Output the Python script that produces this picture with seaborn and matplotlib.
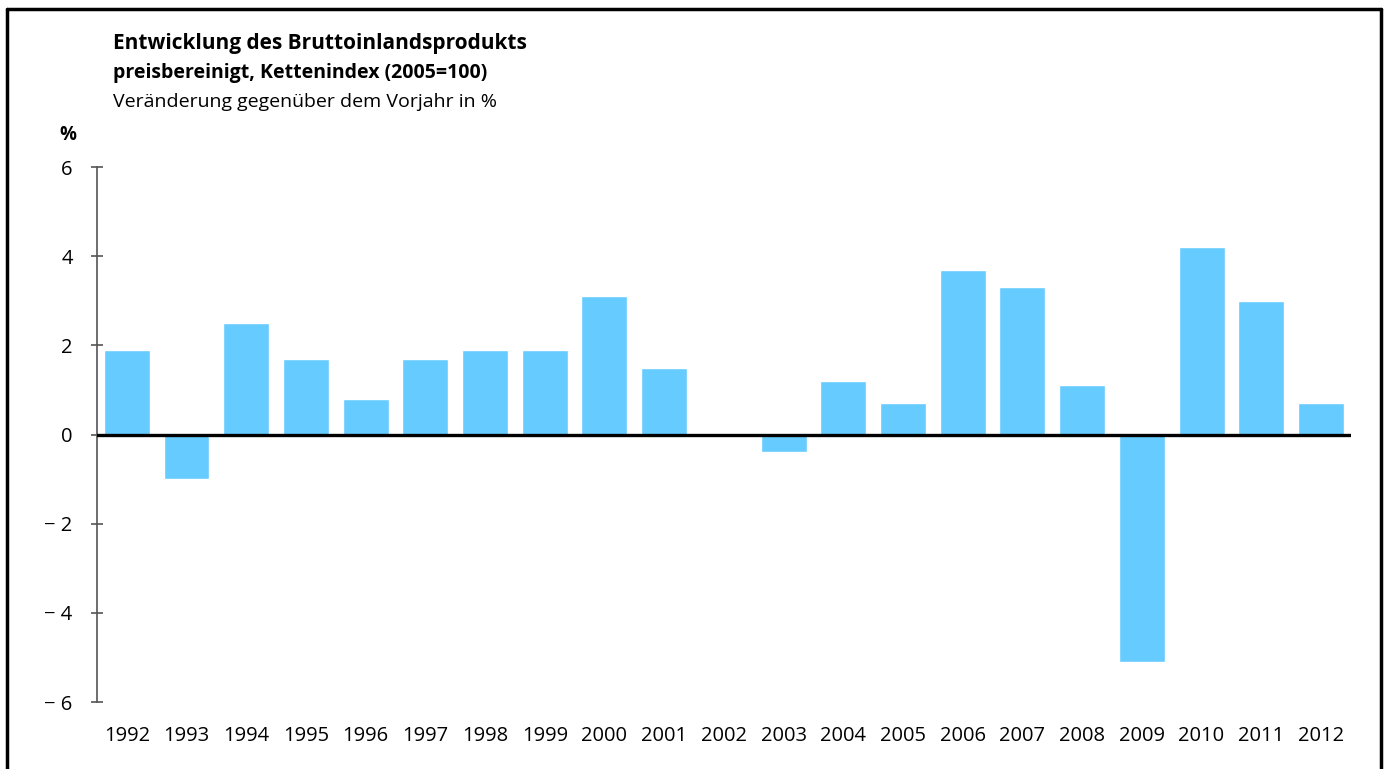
import pandas as pd
import matplotlib.pyplot as plt
import seaborn as sns
from matplotlib.lines import Line2D

years = [str(y) for y in range(1992, 2013)]
change = [1.9, -1.0, 2.5, 1.7, 0.8, 1.7, 1.9, 1.9, 3.1, 1.5, 0.0,
          -0.4, 1.2, 0.7, 3.7, 3.3, 1.1, -5.1, 4.2, 3.0, 0.7]
ytick_vals = [-6, -4, -2, 0, 2, 4, 6]
ytick_labels = ["\u2212 6", "\u2212 4", "\u2212 2", "0", "2", "4", "6"]

df = pd.DataFrame({"Jahr": years, "Veraenderung": change})

sns.set_style("white")
plt.rcParams['font.family'] = ['Open Sans', 'DejaVu Sans']
plt.rcParams['text.color'] = 'black'
plt.rcParams['xtick.labelcolor'] = 'black'
plt.rcParams['ytick.labelcolor'] = 'black'

fig = plt.figure(figsize=(13.87, 7.69), dpi=100)
ax = fig.add_axes([0.0699, 0.0871, 0.904, 0.6957])

sns.barplot(data=df, x="Jahr", y="Veraenderung", color="#66CCFF",
            saturation=1, width=0.77, ax=ax)

ax.set_xlim(-0.5, 20.5)
ax.set_ylim(-6, 6)
ax.axhline(0, color="black", lw=2.4, zorder=5)

for s in ["top", "right", "bottom"]:
    ax.spines[s].set_visible(False)
ax.spines["left"].set_color("#555555")
ax.spines["left"].set_linewidth(1.2)

ax.set_yticks(ytick_vals)
ax.set_yticklabels(ytick_labels)
ax.tick_params(axis="y", direction="inout", length=9, width=1.2, color="#555555",
               labelsize=14.5, pad=13, left=True)
ax.tick_params(axis="x", length=0, labelsize=14.5, pad=17)
ax.set_xlabel("")
ax.set_ylabel("")

# titles
fig.text(0.0815, 0.943, "Entwicklung des Bruttoinlandsprodukts", fontsize=15,
         fontweight="bold", va="center")
fig.text(0.0815, 0.905, "preisbereinigt, Kettenindex (2005=100)", fontsize=14,
         fontweight="bold", va="center")
fig.text(0.0815, 0.868, "Veränderung gegenüber dem Vorjahr in %", fontsize=14,
         va="center")
fig.text(0.043, 0.824, "%", fontsize=13.5, fontweight="bold", va="center")

# frame around figure
for xs, ys in [([0.0047, 0.0047], [-0.1, 0.988]),
               ([0.0047, 0.9957], [0.988, 0.988]),
               ([0.9957, 0.9957], [0.988, -0.1])]:
    fig.add_artist(Line2D(xs, ys, color="black", lw=2.5, transform=fig.transFigure))

fig.savefig("out.png", dpi=100)
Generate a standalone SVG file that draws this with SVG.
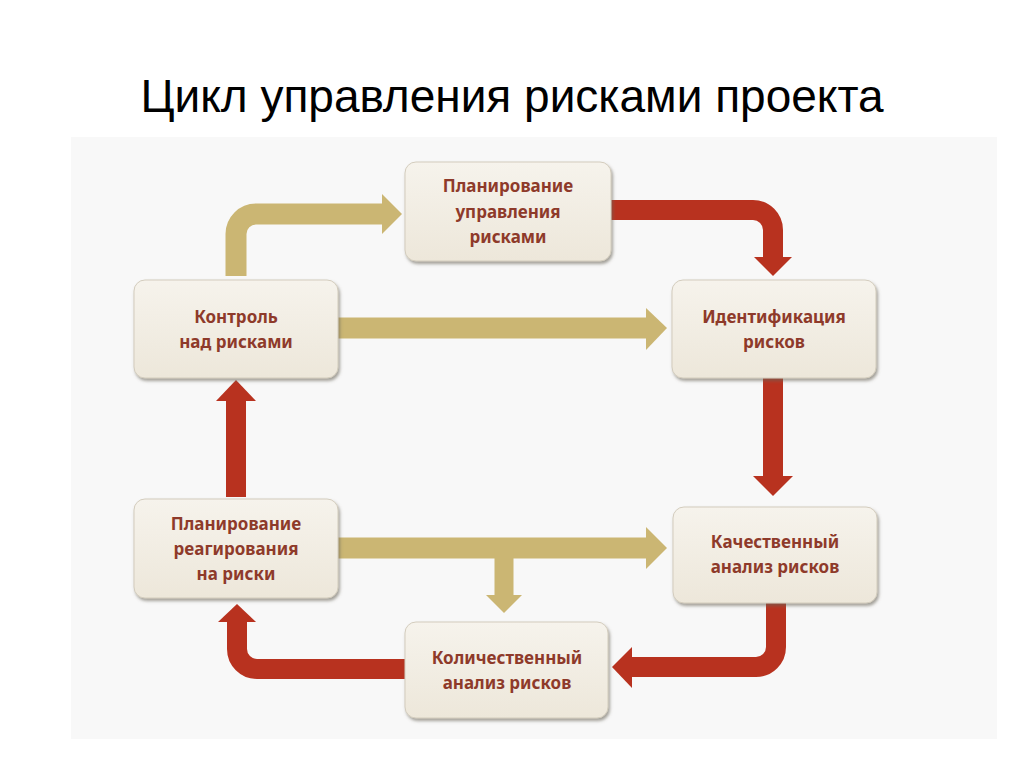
━━━
== GIVEN PROBLEM ==
State, as a number only, how many lines in the entries include "seaborn".

== RESULT ==
2